Using an example from the Latrobe Valley in Australia, the author uses the paper to deconstruct how a series of strategic reframings were applied to a transition in a coal community and how they exacerbated the local sense of perceived injustice. The top-down strategy adopted deployed a series of reframings: defining the issue as ‘transition’, defining the scale of intervention as ‘regional’, and then creating a bespoke region as the arena of policy action. A multilevel governance arrangement, created to plan for the transition, was heralded by the policymakers as building local consensus and empowering local communities to take responsibility for the future. The author argues that, in practice, these moves excluded directly affected local constituencies, exacerbated the pre-existing local sense of injustice, and enabled redistributive funding to be diverted to unaffected adjacent areas.
The author argues that the deliberative ‘transitioning’ approach described in this paper failed because it sought to side-step local fears about the likely impacts of change. It deployed the technologies of governance—reframing, reterritorialization, faux deliberative engagement, and quantitative gymnastics—to make the problem of the industrial valley appear unproblematic. The conclusion stresses that progress on closing high emissions fossil-fuel activities requires a more sympathetic and politically astute understanding of place and the situation of affected communities.

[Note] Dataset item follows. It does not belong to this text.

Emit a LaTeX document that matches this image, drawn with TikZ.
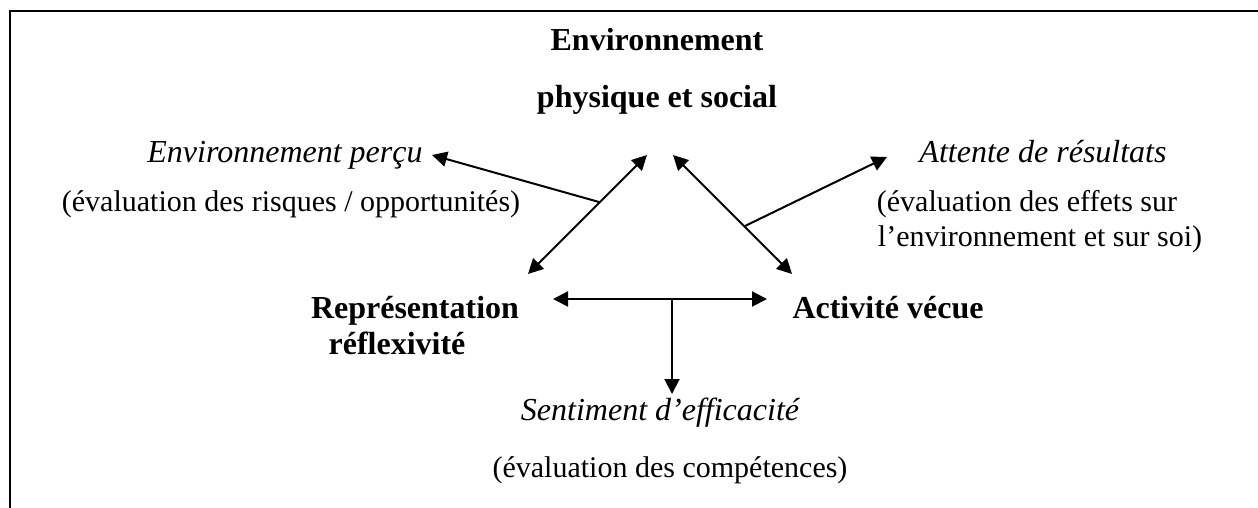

The author also highlights how the strategic scaling of policy problems aims to make it easier for the dominant actors to control the policy process and shape the perceptions of the winners and losers of change. This paper contributes to the understanding of the strategic reframing of issues and scales of governance by highlighting their implications for the territorial arenas of policy action, which this paper calls “strategic place framing”. The paper advances the argument that when strategic place frames conflict with accepted territorial boundaries, they invite opposition and resistance, thereby limiting, to some extent, the potential of strategic issue and scale framing because of the political durability of territorial place frames.